■ **What to produce**
Using the records that follow, reproduce exactly the lines starting at the line containing "Clone this chart in matplotlib." and ending at the line containing "ax = fig.add_axes([0.12, 0.124, 0.868, 0.845])". Include both end lines and no pictures.
::::
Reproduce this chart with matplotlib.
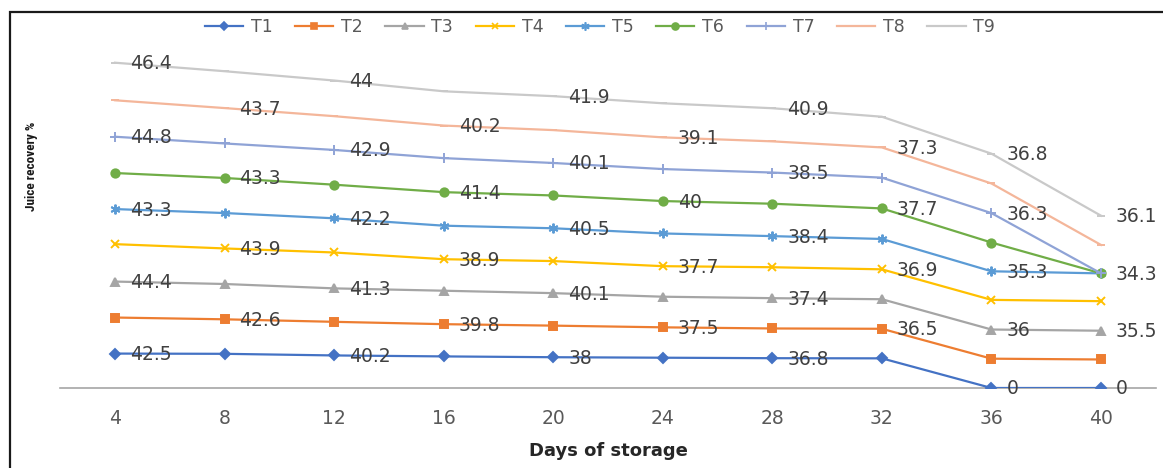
import numpy as np
import matplotlib
matplotlib.use("Agg")
import matplotlib.pyplot as plt
from matplotlib.patches import Rectangle
from matplotlib.lines import Line2D

# ---- data -------------------------------------------------------------
days = [4, 8, 12, 16, 20, 24, 28, 32, 36, 40]
treatments = ["T1", "T2", "T3", "T4", "T5", "T6", "T7", "T8", "T9"]

t1 = [42.5, 42.2, 40.2, 39.0, 38.0, 37.4, 36.8, 36.6, 0, 0]
t2 = [44.5, 42.6, 41.5, 39.8, 39.0, 37.5, 36.7, 36.5, 36.2, 35.2]
t3 = [44.4, 43.6, 41.3, 41.3, 40.1, 37.8, 37.4, 36.5, 36.0, 35.5]
t4 = [46.2, 43.9, 44.3, 38.9, 39.6, 37.7, 38.2, 36.9, 36.6, 36.5]
t5 = [43.3, 43.7, 42.2, 41.4, 40.5, 40.4, 38.4, 37.5, 35.3, 34.3]
t6 = [44.5, 43.3, 41.5, 41.4, 40.5, 40.0, 40.0, 37.7, 35.5, 0]
t7 = [44.8, 42.6, 42.9, 42.0, 40.1, 39.5, 38.5, 38.0, 36.3, 0]
t8 = [45.0, 43.7, 41.7, 40.2, 40.6, 39.1, 38.5, 37.3, 36.6, 35.1]
t9 = [46.4, 45.5, 44.0, 42.3, 41.9, 42.1, 40.9, 37.9, 36.8, 36.1]

series = [t1, t2, t3, t4, t5, t6, t7, t8, t9]

# which days carry a value label for each treatment
odd_days = [0, 2, 4, 6, 8, 9]
even_days = [1, 3, 5, 7]
label_idx = [odd_days, even_days, odd_days, even_days, odd_days,
             even_days, [0, 2, 4, 6, 8], even_days, odd_days]

# ---- style ------------------------------------------------------------
colors = ["#4472C4", "#ED7D31", "#A5A5A5", "#FFC000", "#5B9BD5",
          "#70AD47", "#8FA3D6", "#F4B69A", "#C9C9C9"]
markers = ["D", "s", "^", "x", (6, 2, 0), "o", "+", "_", "_"]
msizes = [5, 6, 6, 6, 7, 6, 7, 6, 6]

W, H = 1163, 468
fig = plt.figure(figsize=(W / 100, H / 100), dpi=100)

# axes geometry in pixels
left_px, right_px = 60.2, 1155.8
bottom_px = 388.0
ymax = 450.0
px_per_unit = 0.81
height_px = ymax * px_per_unit
ax = fig.add_axes([left_px / W, (H - bottom_px) / H,
                   (right_px - left_px) / W, height_px / H])

x = np.arange(len(days))
cum = np.cumsum(np.array(series, dtype=float), axis=0)

for k, name in enumerate(treatments):
    ax.plot(x, cum[k], color=colors[k], lw=1.6, marker=markers[k],
            ms=msizes[k], mew=1.4, label=name, zorder=3 + k * 0.01)
    for i in label_idx[k]:
        v = series[k][i]
        txt = f"{v:g}"
        ax.annotate(txt, (x[i], cum[k][i]), xytext=(15, -1),
                    textcoords="offset pixels", ha="left", va="center",
                    fontsize=13.5, color="#404040", family="DejaVu Sans",
                    annotation_clip=False, clip_on=False, zorder=10)

ax.set_xlim(-0.5, len(days) - 0.5)
ax.set_ylim(0, ymax)
ax.set_xticks(x)
ax.set_xticklabels([str(d) for d in days], fontsize=13.5,
                   color="#595959", family="DejaVu Sans")
ax.tick_params(axis="x", length=0, pad=15)
ax.set_yticks([])
for s in ["top", "right", "left"]:
    ax.spines[s].set_visible(False)
ax.spines["bottom"].set_color("#A6A6A6")
ax.spines["bottom"].set_linewidth(1.2)
ax.spines["bottom"].set_zorder(1)
ax.patch.set_alpha(0)

# axis titles
fig.text(0.5 * (left_px + right_px) / W, 1 - 451 / H, "Days of storage",
         ha="center", va="center", fontsize=13, fontweight="bold",
         color="#262626", family="DejaVu Sans")
fig.text(31 / W, 1 - 166 / H, "Juice recovery %", rotation=90,
         ha="center", va="center", fontsize=9.5, fontweight="bold",
         color="#1A1A1A",
         family=["Roboto Condensed", "Liberation Sans Narrow", "Roboto"])

# legend along the top
handles = [Line2D([], [], color=colors[k], lw=1.6, marker=markers[k],
                  ms=msizes[k] - 1, mew=1.2) for k in range(len(treatments))]
fig.legend(handles, treatments, loc="center", ncol=len(treatments),
           bbox_to_anchor=(600 / W, 1 - 27 / H), frameon=False,
           handlelength=2.2, handletextpad=0.45,
           columnspacing=1.3, labelcolor="#595959",
           prop={"family": "DejaVu Sans", "size": 12.5})

# outer chart frame (top and left edges fall inside the canvas)
fig.add_artist(Rectangle((9.5 / W, -0.05), 1.2, 1 - 11.7 / H + 0.05,
                         transform=fig.transFigure, fill=False,
                         edgecolor="#1A1A1A", lw=1.6, zorder=20))

fig.savefig("out.png", dpi=100)
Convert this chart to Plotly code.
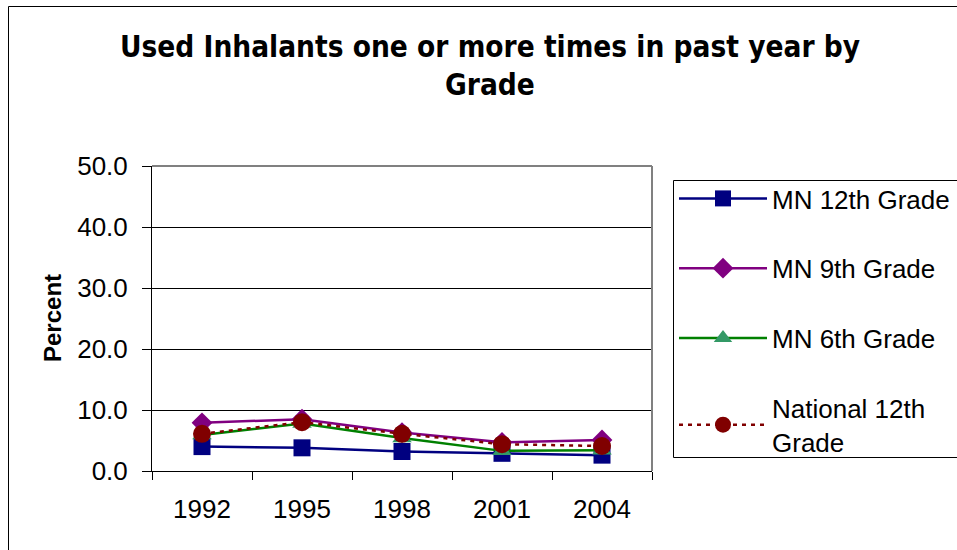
import plotly.graph_objects as go

years = ["1992", "1995", "1998", "2001", "2004"]
mn12 = [4.0, 3.8, 3.2, 2.9, 2.6]
mn9 = [7.9, 8.5, 6.3, 4.7, 5.1]
mn6 = [5.9, 7.8, 5.4, 3.3, 3.4]
nat12 = [6.1, 8.0, 6.1, 4.4, 4.1]
yticks = [0, 10, 20, 30, 40, 50]

L, R, T, B = 152, 652, 166, 471
W, H = 957, 550
PW, PH = R - L, B - T


def px_x(x):
    return (x - L) / PW


def px_y(y):
    return (B - y) / PH


fig = go.Figure()
series = [
    ("MN 12th Grade", mn12, "#000080", "solid", "square", "#000080", 17),
    ("MN 9th Grade", mn9, "#800080", "solid", "diamond", "#800080", 16),
    ("MN 6th Grade", mn6, "#008000", "solid", "triangle-up", "#339966", 17),
    ("National 12th<br>Grade", nat12, "#800000", "4px,5px", "circle", "#800000", 18),
]
for i, (name, vals, lc, dash, sym, mc, ms) in enumerate(series):
    fig.add_trace(go.Scatter(
        x=years, y=vals, name=name, mode="lines+markers",
        line=dict(color=lc, width=2.5, dash=dash),
        marker=dict(symbol=sym, color=mc, size=ms, line=dict(width=0)),
        legendgroup=str(i),
    ))

fig.update_layout(
    width=W, height=H,
    margin=dict(l=L, r=W - R, t=T, b=H - B, autoexpand=False),
    paper_bgcolor="white", plot_bgcolor="white",
    font=dict(family="Arial, Liberation Sans, sans-serif", color="black", size=26),
    title=dict(
        text="<b>Used Inhalants one or more times in past year by<br>Grade</b>",
        x=490 / W, xanchor="center", y=1 - 57 / H, yanchor="middle",
        font=dict(family="DejaVu Sans Condensed, Arial Narrow, Arial", size=29.5),
    ),
    showlegend=True,
    legend=dict(
        x=px_x(674), xanchor="left",
        y=px_y(175), yanchor="top",
        borderwidth=0, bgcolor="rgba(0,0,0,0)",
        font=dict(size=26), tracegroupgap=33, traceorder="grouped",
        itemwidth=88,
    ),
    xaxis=dict(
        type="category", range=[-0.5, 4.5],
        showline=True, linecolor="black", linewidth=1,
        ticks="outside", ticklen=8, tickcolor="black",
        tickson="boundaries", showgrid=False, mirror=False,
        tickfont=dict(size=26), ticklabelstandoff=15,
    ),
    yaxis=dict(
        range=[0, 50], tickvals=yticks, ticktext=[f"{v:.1f}" for v in yticks],
        showline=True, linecolor="black", linewidth=1,
        ticks="outside", ticklen=9, tickcolor="black",
        showgrid=True, gridcolor="black", gridwidth=1, zeroline=False,
        tickfont=dict(size=26), ticklabelstandoff=9,
    ),
    annotations=[
        dict(text="<b>Percent</b>", xref="paper", yref="paper",
             x=px_x(52), y=px_y(318), xanchor="center", yanchor="middle",
             textangle=-90, showarrow=False, font=dict(size=24)),
    ],
    shapes=[
        dict(type="line", xref="paper", yref="paper", x0=0, x1=1, y0=1, y1=1,
             line=dict(color="#808080", width=2)),
        dict(type="line", xref="paper", yref="paper", x0=1, x1=1, y0=0, y1=1,
             line=dict(color="#808080", width=2)),
        dict(type="rect", xref="paper", yref="paper",
             x0=px_x(673.5), x1=px_x(1000),
             y0=px_y(457.5), y1=px_y(180.5),
             line=dict(color="black", width=1), layer="below"),
        dict(type="rect", xref="paper", yref="paper",
             x0=px_x(8.5), x1=px_x(975),
             y0=px_y(570), y1=px_y(6.5),
             line=dict(color="black", width=1)),
    ],
)

fig.write_html("out.html", config={"displayModeBar": False},
               post_script="document.body.style.margin='0';")
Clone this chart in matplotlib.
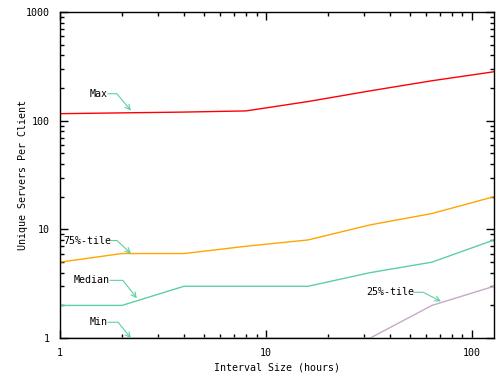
import numpy as np
import matplotlib
matplotlib.use('Agg')
import matplotlib.pyplot as plt
from matplotlib.ticker import LogLocator, NullFormatter, FixedLocator, FixedFormatter

# interval sizes (hours)
interval = [1, 2, 4, 8, 16, 32, 64, 128]
srv_max = [116, 118, 120, 123, 150, 188, 233, 282]
srv_p75 = [5, 6, 6, 7, 8, 11, 14, 20]
srv_median = [2, 2, 3, 3, 3, 4, 5, 8]
srv_p25 = [1, 1, 1, 1, 1, 1, 2, 3]
srv_min = [1, 1, 1, 1, 1, 1, 1, 1]

x_ticks = [1, 10, 100]
x_ticklabels = ['1', '10', '100']
y_ticks = [1, 10, 100, 1000]
y_ticklabels = ['1', '10', '100', '1000']

FONT = 'DejaVu Sans Mono'
FS = 7.2
arrow_clr = '#5fcfa0'
lw = 1.0

fig = plt.figure(figsize=(5, 3.86), dpi=100)
ax = fig.add_axes([0.12, 0.124, 0.868, 0.845])

ax.plot(interval, srv_max, color='#ff0000', lw=lw)
ax.plot(interval, srv_p75, color='#ffa500', lw=lw)
ax.plot(interval, srv_median, color='#5fcfa0', lw=lw)
ax.plot(interval, srv_p25, color='#c8a8c8', lw=lw)
ax.plot(interval, srv_min, color='#a8dce8', lw=lw)

ax.set_xscale('log')
ax.set_yscale('log')
ax.set_xlim(1, 128)
ax.set_ylim(1, 1000)

ax.xaxis.set_major_locator(FixedLocator(x_ticks))
ax.xaxis.set_major_formatter(FixedFormatter(x_ticklabels))
ax.yaxis.set_major_locator(FixedLocator(y_ticks))
ax.yaxis.set_major_formatter(FixedFormatter(y_ticklabels))
ax.xaxis.set_minor_locator(LogLocator(base=10, subs=np.arange(2, 10)))
ax.yaxis.set_minor_locator(LogLocator(base=10, subs=np.arange(2, 10)))
ax.xaxis.set_minor_formatter(NullFormatter())
ax.yaxis.set_minor_formatter(NullFormatter())

ax.tick_params(which='both', direction='in', top=True, right=True,
               width=1, color='black', labelsize=FS)
ax.tick_params(which='major', length=6, pad=7)
ax.tick_params(which='minor', length=3)
for lab in ax.get_xticklabels() + ax.get_yticklabels():
    lab.set_family(FONT)
for sp in ax.spines.values():
    sp.set_linewidth(1)

ax.set_xlabel('Interval Size (hours)', family=FONT, fontsize=FS)
ax.set_ylabel('Unique Servers Per Client', family=FONT, fontsize=FS)
ax.xaxis.set_label_coords(0.5, -0.075)
ax.yaxis.set_label_coords(-0.074, 0.5)

# label text, text end (x, y), arrow tip (x, y), slope of the bent part
labels = [
    ('Max', (1.71, 177), (2.21, 124), -50),
    ('75%-tile', (1.77, 7.9), (2.21, 6.0), -43),
    ('Median', (1.75, 3.4), (2.36, 2.33), -52),
    ('Min', (1.71, 1.40), (2.21, 1.0), -51),
    ('25%-tile', (52.3, 2.64), (70.7, 2.18), -27),
]
for txt, (tx, ty), (px, py), ang in labels:
    ax.text(tx, ty, txt, family=FONT, fontsize=FS, ha='right', va='center')
    ax.annotate('', xy=(px, py), xytext=(tx, ty),
                arrowprops=dict(arrowstyle='->,head_length=0.35,head_width=0.18',
                                color=arrow_clr, lw=0.8, shrinkA=0, shrinkB=0,
                                connectionstyle=f'angle,angleA=0,angleB={ang},rad=0'))

fig.savefig('out.png', dpi=100)
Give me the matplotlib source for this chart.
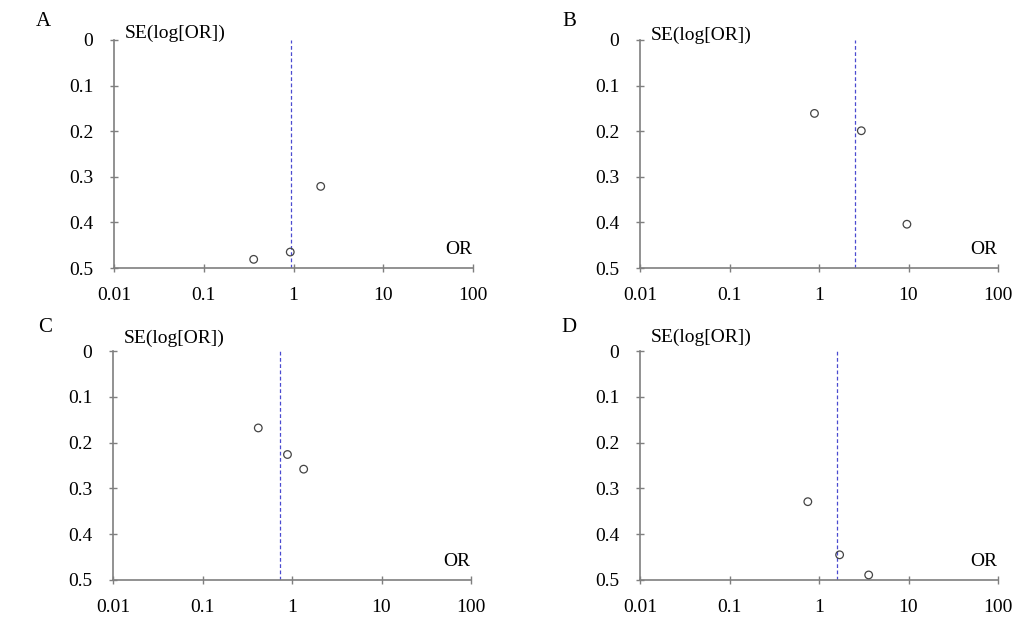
import matplotlib.pyplot as plt
from matplotlib.ticker import FixedLocator, NullLocator

plt.rcParams['font.family'] = ['Liberation Serif', 'DejaVu Serif']

# Panel data: odds ratio vs SE(log[OR])
panel_labels = ['A', 'B', 'C', 'D']
or_values = {
    'A': [2.01, 0.36, 0.92],
    'B': [0.89, 2.97, 9.6],
    'C': [0.42, 0.89, 1.35],
    'D': [0.75, 1.70, 3.59],
}
se_values = {
    'A': [0.321, 0.481, 0.465],
    'B': [0.161, 0.199, 0.404],
    'C': [0.168, 0.226, 0.258],
    'D': [0.329, 0.445, 0.489],
}
pooled_or = {'A': 0.94, 'B': 2.54, 'C': 0.73, 'D': 1.59}

x_ticks = [0.01, 0.1, 1, 10, 100]
x_ticklabels = ['0.01', '0.1', '1', '10', '100']
y_ticks = [0, 0.1, 0.2, 0.3, 0.4, 0.5]
y_ticklabels = ['0', '0.1', '0.2', '0.3', '0.4', '0.5']

W, H = 1024, 625
# axes boxes in pixels: left, right, top, bottom
boxes = {
    'A': (114, 473, 40, 268),
    'B': (640, 998, 40, 268),
    'C': (113, 471, 351, 580),
    'D': (640, 998, 351, 580),
}
letter_pos = {'A': (43, 22), 'B': (569, 22), 'C': (45, 327), 'D': (569, 327)}
# how far (px) the SE label sits above the top of the y axis
se_lift = {'A': 7, 'B': 5, 'C': 13, 'D': 14}

fig = plt.figure(figsize=(W / 100, H / 100), dpi=100)
axis_color = '#7f7f7f'

for p in panel_labels:
    l, r, t, b = boxes[p]
    ax = fig.add_axes([l / W, 1 - b / H, (r - l) / W, (b - t) / H])
    ax.set_xscale('log')
    ax.set_xlim(0.01, 100)
    ax.set_ylim(0.5, 0)

    ax.axvline(pooled_or[p], color='#4b4bd0', linestyle='--', linewidth=0.9,
               dashes=(3, 2))
    ax.scatter(or_values[p], se_values[p], s=30, facecolors='none',
               edgecolors='#444444', linewidths=0.9, zorder=3)

    for side in ['top', 'right']:
        ax.spines[side].set_visible(False)
    for side in ['left', 'bottom']:
        ax.spines[side].set_color(axis_color)
        ax.spines[side].set_linewidth(1.2)

    ax.xaxis.set_major_locator(FixedLocator(x_ticks))
    ax.xaxis.set_minor_locator(NullLocator())
    ax.set_xticklabels(x_ticklabels)
    ax.set_yticks(y_ticks)
    ax.set_yticklabels(y_ticklabels)
    ax.tick_params(axis='both', direction='inout', length=6, width=1,
                   color=axis_color, labelsize=14, labelcolor='black')
    ax.tick_params(axis='x', pad=11)
    ax.tick_params(axis='y', pad=12)

    ax.text(0.03, 1.0 + se_lift[p] / (b - t), 'SE(log[OR])',
            transform=ax.transAxes, fontsize=14, ha='left', va='center')
    ax.text(0.96, 0.08, 'OR', transform=ax.transAxes, fontsize=14,
            ha='center', va='center')

    lx, ly = letter_pos[p]
    fig.text(lx / W, 1 - ly / H, p, fontsize=15, ha='center', va='center')

fig.savefig('out.png', dpi=100)
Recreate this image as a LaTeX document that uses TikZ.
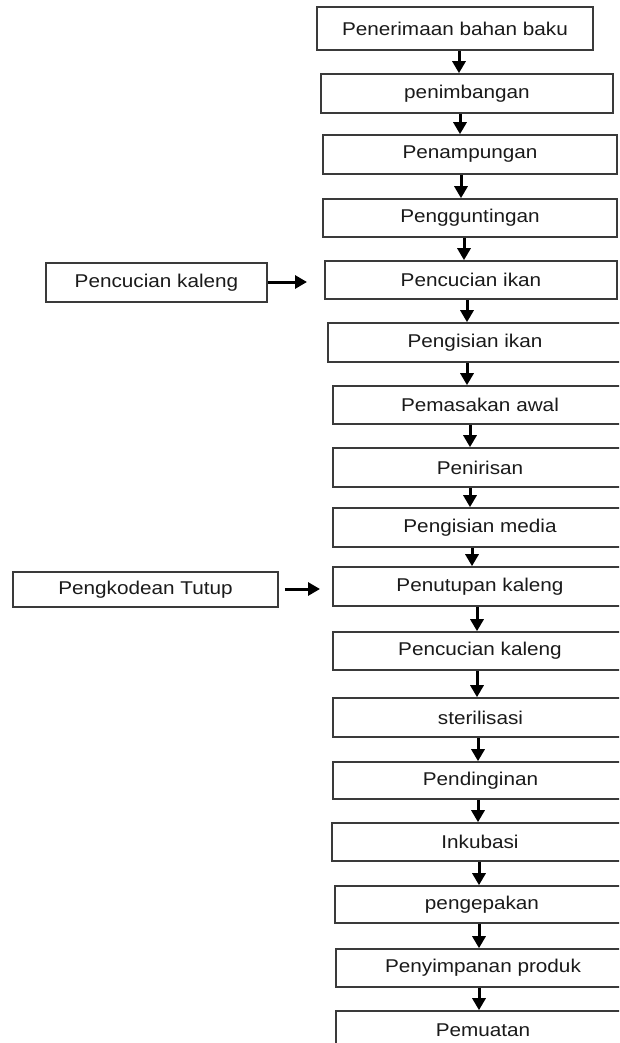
::::
■ **Right answer**
Clone this chart in matplotlib.
import numpy as np
import matplotlib
matplotlib.use('Agg')
import matplotlib.pyplot as plt
from matplotlib.ticker import LogLocator, NullFormatter, FixedLocator, FixedFormatter

# interval sizes (hours)
interval = [1, 2, 4, 8, 16, 32, 64, 128]
srv_max = [116, 118, 120, 123, 150, 188, 233, 282]
srv_p75 = [5, 6, 6, 7, 8, 11, 14, 20]
srv_median = [2, 2, 3, 3, 3, 4, 5, 8]
srv_p25 = [1, 1, 1, 1, 1, 1, 2, 3]
srv_min = [1, 1, 1, 1, 1, 1, 1, 1]

x_ticks = [1, 10, 100]
x_ticklabels = ['1', '10', '100']
y_ticks = [1, 10, 100, 1000]
y_ticklabels = ['1', '10', '100', '1000']

FONT = 'DejaVu Sans Mono'
FS = 7.2
arrow_clr = '#5fcfa0'
lw = 1.0

fig = plt.figure(figsize=(5, 3.86), dpi=100)
ax = fig.add_axes([0.12, 0.124, 0.868, 0.845])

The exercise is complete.